Evidence Profile (EP)

Also referred to as a GRADE EP, the Evidence Profile "includes a detailed quality assessment in addition to a SoFs. That is, the EP includes an explicit judgment of each factor that determines the quality of evidence for each outcome, in addition to a SoFs for each outcome. The SoF table includes an assessment of the quality of evidence for each outcome but not the detailed judgments." [Guyatt, 386]  According to the series of articles, a Summary of Findings is intended for a broader audience, including end users of systematic reviews; whereas an Evidence Profile is intended for those creating guidelines.

Fig. 2Quality assessment criteria.

Above is the grid (Figure 2. Quality Assessment Criteria) created to show the process at arriving at a judgment to determine the quality of evidence for an outcome using GRADE.  As you can see, Randomized Controlled Trials begin with the assumption that the evidence is either High or Moderate Quality, whereas Observational Studies begin with the assumption that the quality of evidence is either Low or Very Low in quality.  However, two columns in the grid show that the quality of evidence can be lowered or raised based on the review of the study process according to the five criteria mentioned before: Risk of Bias, Inconsistency, Indirectness, Imprecision, or Publication Bias.  The quality of evidence can be rated up according to the criteria in the final column, with three criteria: Large Effect, Dose Response, or All Plausible Confounding.

An Evidence Profile table is shown in the article, which can be viewed here. It relies on the same study mentioned at the outset of this LibGuide: Venekeamp's study examining the effectiveness of antibiotic use versus no intervention in children with Acute Otitis Media. 

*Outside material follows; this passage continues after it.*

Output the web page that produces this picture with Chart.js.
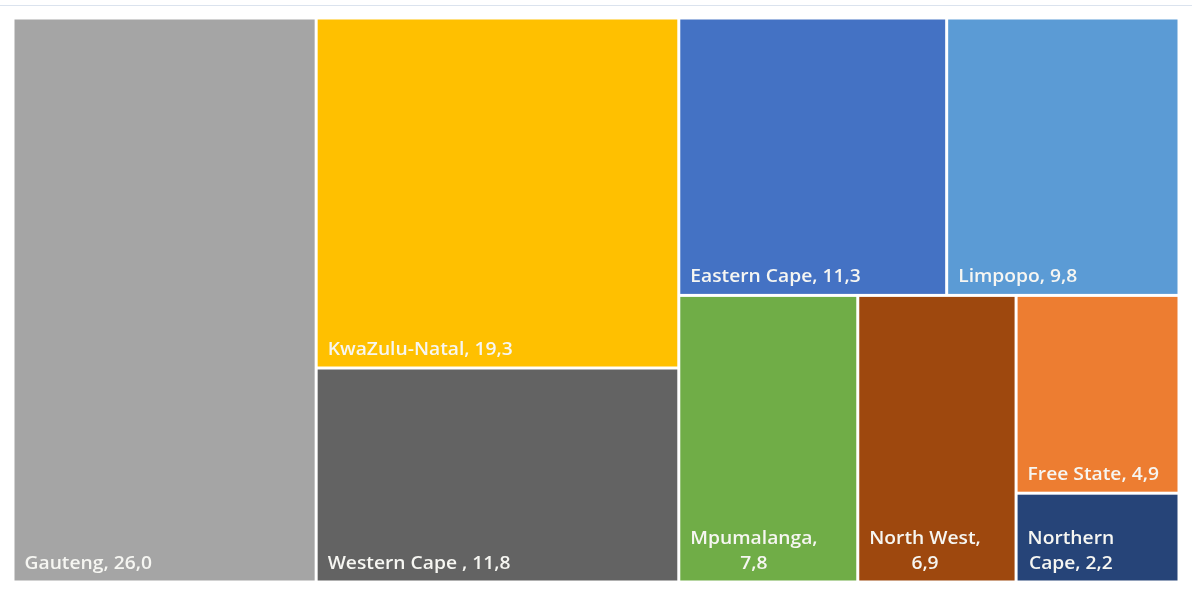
<!DOCTYPE html>
<html>
<head>
<meta charset="utf-8">
<title>Provincial share</title>
<script src="https://cdn.jsdelivr.net/npm/chart.js@4.4.1/dist/chart.umd.min.js"></script>
<style>
  html, body { margin: 0; padding: 0; background: #ffffff; }
  #wrap { position: relative; width: 1192px; height: 592px; }
  #topline { position: absolute; left: 0; top: 5px; width: 1192px; height: 1px; background: #dbe3ee; }
</style>
</head>
<body>
<div id="wrap">
  <div id="topline"></div>
  <canvas id="tree" width="1192" height="592"></canvas>
</div>
<script>
const regions = ["Gauteng", "KwaZulu-Natal", "Western Cape ", "Eastern Cape", "Limpopo", "Mpumalanga", "North West", "Free State", "Northern Cape"];
const shares = [26.0, 19.3, 11.8, 11.3, 9.8, 7.8, 6.9, 4.9, 2.2];
const colors = ["#a5a5a5", "#ffc000", "#636363", "#4472c4", "#5b9bd5", "#70ad47", "#9e480e", "#ed7d31", "#264478"];

const GAP = 3;
const PAD = 10;
const FONT = "600 17.5px 'Open Sans'";
const STRETCH = 1.1;
const LINE_H = 25;

function worst(row, sum, side) {
  const thick = sum / side;
  return Math.max(...row.map((it) => {
    const len = it.area / thick;
    return Math.max(len / thick, thick / len);
  }));
}

// squarified layout, in pixels relative to the plot area
function squarify(items, x, y, w, h) {
  const out = [];
  while (items.length) {
    const vertical = w >= h;
    const side = Math.min(w, h);
    let row = [items[0]];
    let rowSum = items[0].area;
    let k = 1;
    while (k < items.length) {
      const next = row.concat(items[k]);
      const nextSum = rowSum + items[k].area;
      if (worst(next, nextSum, side) > worst(row, rowSum, side)) break;
      row = next;
      rowSum = nextSum;
      k++;
    }
    const thick = rowSum / side;
    let offset = 0;
    row.forEach((it) => {
      const len = it.area / thick;
      if (vertical) out.push({ index: it.index, x: x, y: y + offset, w: thick, h: len });
      else out.push({ index: it.index, x: x + offset, y: y, w: len, h: thick });
      offset += len;
    });
    if (vertical) { x += thick; w -= thick; } else { y += thick; h -= thick; }
    items = items.slice(k);
  }
  return out;
}

function wrapLabel(ctx, text, maxWidth) {
  const words = text.split(" ").filter((s) => s.length);
  const lines = [];
  let line = "";
  words.forEach((word) => {
    const test = line ? line + " " + word : word;
    if (line && ctx.measureText(test).width * STRETCH > maxWidth) {
      lines.push(line);
      line = word;
    } else {
      line = test;
    }
  });
  if (line) lines.push(line);
  return lines;
}

const treemapPlugin = {
  id: "treemap",
  afterDatasetsDraw(chart) {
    const ctx = chart.ctx;
    const xs = chart.scales.x;
    const ys = chart.scales.y;
    const W = xs.getPixelForValue(100) - xs.getPixelForValue(0);
    const H = ys.getPixelForValue(100) - ys.getPixelForValue(0);
    const total = shares.reduce((a, b) => a + b, 0);

    const items = shares
      .map((v, i) => ({ index: i, area: (v / total) * W * H }))
      .sort((a, b) => b.area - a.area);
    const cells = squarify(items, 0, 0, W, H);

    ctx.save();
    cells.forEach((c) => {
      const left = xs.getPixelForValue((c.x / W) * 100) + GAP / 2;
      const right = xs.getPixelForValue(((c.x + c.w) / W) * 100) - GAP / 2;
      const top = ys.getPixelForValue((c.y / H) * 100) + GAP / 2;
      const bottom = ys.getPixelForValue(((c.y + c.h) / H) * 100) - GAP / 2;

      ctx.fillStyle = colors[c.index];
      ctx.fillRect(left, top, right - left, bottom - top);

      const label = regions[c.index] + ", " + shares[c.index].toFixed(1).replace(".", ",");
      ctx.font = FONT;
      ctx.fillStyle = "#f6f6f2";
      ctx.textBaseline = "alphabetic";
      const lines = wrapLabel(ctx, label, right - left - 2 * PAD);
      const widths = lines.map((l) => ctx.measureText(l).width * STRETCH);
      const blockW = Math.max(...widths);
      lines.forEach((l, i) => {
        const baseY = bottom - 12 - (lines.length - 1 - i) * LINE_H;
        const lx = left + PAD + (blockW - widths[i]) / 2;
        ctx.save();
        ctx.translate(lx, baseY);
        ctx.scale(STRETCH, 1);
        ctx.fillText(l, 0, 0);
        ctx.restore();
      });
    });
    ctx.restore();
  },
};

new Chart(document.getElementById("tree"), {
  type: "scatter",
  data: {
    datasets: [{ label: "Share of population (%)", data: [] }],
  },
  options: {
    responsive: false,
    animation: false,
    layout: { padding: { left: 13, top: 18, right: 13, bottom: 10 } },
    plugins: {
      legend: { display: false },
      tooltip: { enabled: false },
    },
    scales: {
      x: { type: "linear", min: 0, max: 100, display: false },
      y: { type: "linear", min: 0, max: 100, reverse: true, display: false },
    },
  },
  plugins: [treemapPlugin],
});
</script>
</body>
</html>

Table 2 - Summary of Findings [Guyatt, 388] shows the Summary of Findings (SoF) with Outcomes as the first column, followed by the Control & Intervention Risk, Relative Risk (Confidence Interval), Number of Participants, Quality of Evidence (ranked by GRADE), and any comments.  The Outcomes are, per the study, Pain at 24 hours, Pain at 2-7 days, Tympanometry at one month, Tympanometry at three months, Vomiting, diarrhea, or rash -- the latter two measures Tympanometry measures being surrogates for any actual pain measurement. Based on a GRADE assessment of the quality of the evidence, the first two outcomes were rated as being High quality evidence; the remaining three were rated as Moderate. 

Any comments or reasoning for the ratings are discussed, as in Table 3 of the Guyatt article, p390, which discusses the results of a different study.  It is important to note that the SoF is another manner of presenting the information from the EP. The EP, again, being more concerned with the details of the studies and their suggested outcomes than the SoF, which simply presents the findings. For instance, the EP for the Venekamp study discusses at length the outcome related to Vomiting, Diarrhea, and Rash, as the study was concerned with antibiotic use, but not necessarily with the type of antibiotic used -- as some are more prone to cause adverse effects than others.  This concern caused the evidence for that outcome to be rated down.